#### MATERIAL

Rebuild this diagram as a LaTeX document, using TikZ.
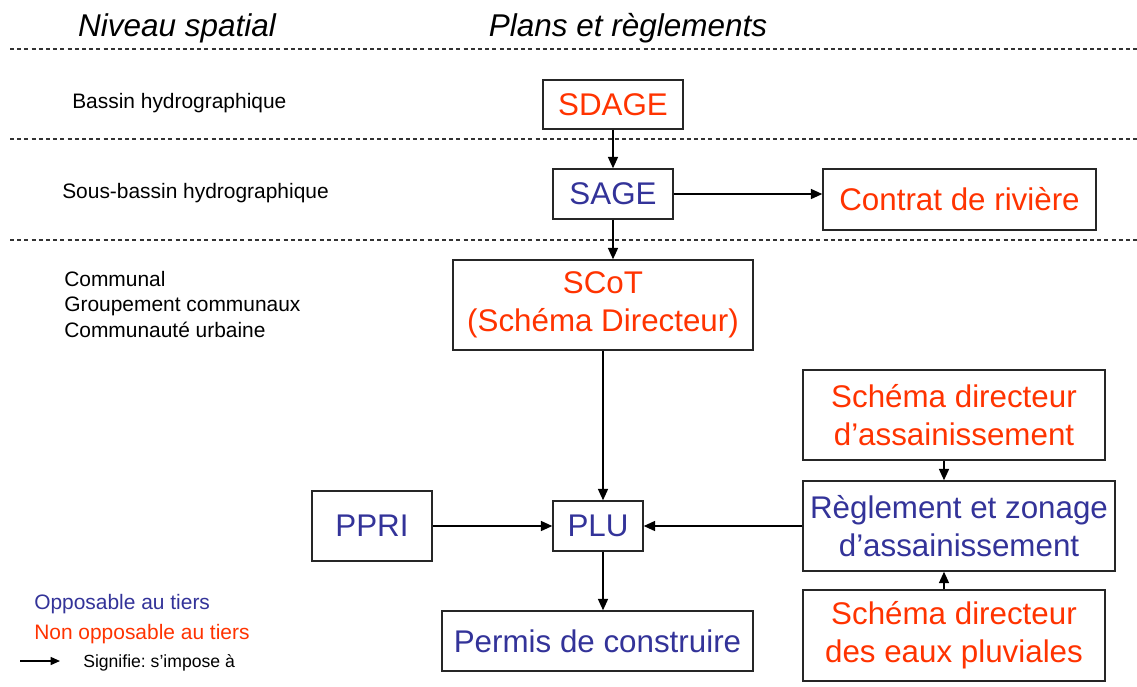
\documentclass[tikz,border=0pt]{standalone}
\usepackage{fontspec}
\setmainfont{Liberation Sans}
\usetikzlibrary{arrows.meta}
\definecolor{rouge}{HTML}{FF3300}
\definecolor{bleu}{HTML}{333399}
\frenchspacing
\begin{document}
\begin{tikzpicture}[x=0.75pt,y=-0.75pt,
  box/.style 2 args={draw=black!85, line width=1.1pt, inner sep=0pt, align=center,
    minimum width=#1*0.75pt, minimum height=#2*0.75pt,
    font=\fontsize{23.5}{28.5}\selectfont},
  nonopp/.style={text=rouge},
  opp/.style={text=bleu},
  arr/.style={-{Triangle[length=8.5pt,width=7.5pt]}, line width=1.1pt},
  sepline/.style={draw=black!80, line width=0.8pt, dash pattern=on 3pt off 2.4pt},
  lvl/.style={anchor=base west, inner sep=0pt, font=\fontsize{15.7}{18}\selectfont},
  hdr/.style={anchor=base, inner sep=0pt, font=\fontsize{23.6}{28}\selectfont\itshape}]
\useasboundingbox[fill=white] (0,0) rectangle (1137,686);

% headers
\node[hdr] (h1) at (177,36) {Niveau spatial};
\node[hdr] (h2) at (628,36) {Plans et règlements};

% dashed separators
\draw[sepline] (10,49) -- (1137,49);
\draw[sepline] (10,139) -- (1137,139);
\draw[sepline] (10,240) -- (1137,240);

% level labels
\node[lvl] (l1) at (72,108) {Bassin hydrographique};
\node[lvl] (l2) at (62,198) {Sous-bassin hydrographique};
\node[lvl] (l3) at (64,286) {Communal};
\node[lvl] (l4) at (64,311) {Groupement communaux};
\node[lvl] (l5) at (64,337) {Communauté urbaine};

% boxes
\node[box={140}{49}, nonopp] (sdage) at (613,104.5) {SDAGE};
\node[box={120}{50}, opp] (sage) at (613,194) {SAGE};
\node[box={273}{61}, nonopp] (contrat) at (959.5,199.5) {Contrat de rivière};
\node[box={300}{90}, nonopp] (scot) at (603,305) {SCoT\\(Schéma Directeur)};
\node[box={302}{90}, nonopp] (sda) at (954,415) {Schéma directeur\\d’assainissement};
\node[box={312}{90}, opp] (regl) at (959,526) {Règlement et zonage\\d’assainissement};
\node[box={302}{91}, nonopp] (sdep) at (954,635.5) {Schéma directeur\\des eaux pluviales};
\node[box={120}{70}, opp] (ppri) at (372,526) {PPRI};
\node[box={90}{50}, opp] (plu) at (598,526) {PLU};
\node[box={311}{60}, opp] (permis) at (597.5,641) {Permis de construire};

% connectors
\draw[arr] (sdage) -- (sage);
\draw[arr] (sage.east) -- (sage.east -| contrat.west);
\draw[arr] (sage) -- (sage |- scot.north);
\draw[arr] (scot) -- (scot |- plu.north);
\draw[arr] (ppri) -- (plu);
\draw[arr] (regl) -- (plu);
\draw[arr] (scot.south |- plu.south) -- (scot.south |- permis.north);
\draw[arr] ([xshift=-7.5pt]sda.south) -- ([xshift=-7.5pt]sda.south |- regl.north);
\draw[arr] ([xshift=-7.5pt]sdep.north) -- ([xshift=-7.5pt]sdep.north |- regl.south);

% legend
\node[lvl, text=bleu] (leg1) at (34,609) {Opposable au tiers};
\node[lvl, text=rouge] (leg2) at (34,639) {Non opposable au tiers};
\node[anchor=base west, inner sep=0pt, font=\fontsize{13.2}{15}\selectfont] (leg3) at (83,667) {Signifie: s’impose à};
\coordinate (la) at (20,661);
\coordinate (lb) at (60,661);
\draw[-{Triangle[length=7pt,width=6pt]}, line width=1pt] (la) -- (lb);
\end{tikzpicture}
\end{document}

########

◆ **WHAT IS NEEDED**: Write out the full set of lines verbatim, without the pictures.

◆ **ANSWER IN FULL**:
Rebuild this diagram as a LaTeX document, using TikZ.
\documentclass[tikz,border=0pt]{standalone}
\usepackage{fontspec}
\setmainfont{Liberation Sans}
\usetikzlibrary{arrows.meta}
\definecolor{rouge}{HTML}{FF3300}
\definecolor{bleu}{HTML}{333399}
\frenchspacing
\begin{document}
\begin{tikzpicture}[x=0.75pt,y=-0.75pt,
  box/.style 2 args={draw=black!85, line width=1.1pt, inner sep=0pt, align=center,
    minimum width=#1*0.75pt, minimum height=#2*0.75pt,
    font=\fontsize{23.5}{28.5}\selectfont},
  nonopp/.style={text=rouge},
  opp/.style={text=bleu},
  arr/.style={-{Triangle[length=8.5pt,width=7.5pt]}, line width=1.1pt},
  sepline/.style={draw=black!80, line width=0.8pt, dash pattern=on 3pt off 2.4pt},
  lvl/.style={anchor=base west, inner sep=0pt, font=\fontsize{15.7}{18}\selectfont},
  hdr/.style={anchor=base, inner sep=0pt, font=\fontsize{23.6}{28}\selectfont\itshape}]
\useasboundingbox[fill=white] (0,0) rectangle (1137,686);

% headers
\node[hdr] (h1) at (177,36) {Niveau spatial};
\node[hdr] (h2) at (628,36) {Plans et règlements};

% dashed separators
\draw[sepline] (10,49) -- (1137,49);
\draw[sepline] (10,139) -- (1137,139);
\draw[sepline] (10,240) -- (1137,240);

% level labels
\node[lvl] (l1) at (72,108) {Bassin hydrographique};
\node[lvl] (l2) at (62,198) {Sous-bassin hydrographique};
\node[lvl] (l3) at (64,286) {Communal};
\node[lvl] (l4) at (64,311) {Groupement communaux};
\node[lvl] (l5) at (64,337) {Communauté urbaine};

% boxes
\node[box={140}{49}, nonopp] (sdage) at (613,104.5) {SDAGE};
\node[box={120}{50}, opp] (sage) at (613,194) {SAGE};
\node[box={273}{61}, nonopp] (contrat) at (959.5,199.5) {Contrat de rivière};
\node[box={300}{90}, nonopp] (scot) at (603,305) {SCoT\\(Schéma Directeur)};
\node[box={302}{90}, nonopp] (sda) at (954,415) {Schéma directeur\\d’assainissement};
\node[box={312}{90}, opp] (regl) at (959,526) {Règlement et zonage\\d’assainissement};
\node[box={302}{91}, nonopp] (sdep) at (954,635.5) {Schéma directeur\\des eaux pluviales};
\node[box={120}{70}, opp] (ppri) at (372,526) {PPRI};
\node[box={90}{50}, opp] (plu) at (598,526) {PLU};
\node[box={311}{60}, opp] (permis) at (597.5,641) {Permis de construire};

% connectors
\draw[arr] (sdage) -- (sage);
\draw[arr] (sage.east) -- (sage.east -| contrat.west);
\draw[arr] (sage) -- (sage |- scot.north);
\draw[arr] (scot) -- (scot |- plu.north);
\draw[arr] (ppri) -- (plu);
\draw[arr] (regl) -- (plu);
\draw[arr] (scot.south |- plu.south) -- (scot.south |- permis.north);
\draw[arr] ([xshift=-7.5pt]sda.south) -- ([xshift=-7.5pt]sda.south |- regl.north);
\draw[arr] ([xshift=-7.5pt]sdep.north) -- ([xshift=-7.5pt]sdep.north |- regl.south);

% legend
\node[lvl, text=bleu] (leg1) at (34,609) {Opposable au tiers};
\node[lvl, text=rouge] (leg2) at (34,639) {Non opposable au tiers};
\node[anchor=base west, inner sep=0pt, font=\fontsize{13.2}{15}\selectfont] (leg3) at (83,667) {Signifie: s’impose à};
\coordinate (la) at (20,661);
\coordinate (lb) at (60,661);
\draw[-{Triangle[length=7pt,width=6pt]}, line width=1pt] (la) -- (lb);
\end{tikzpicture}
\end{document}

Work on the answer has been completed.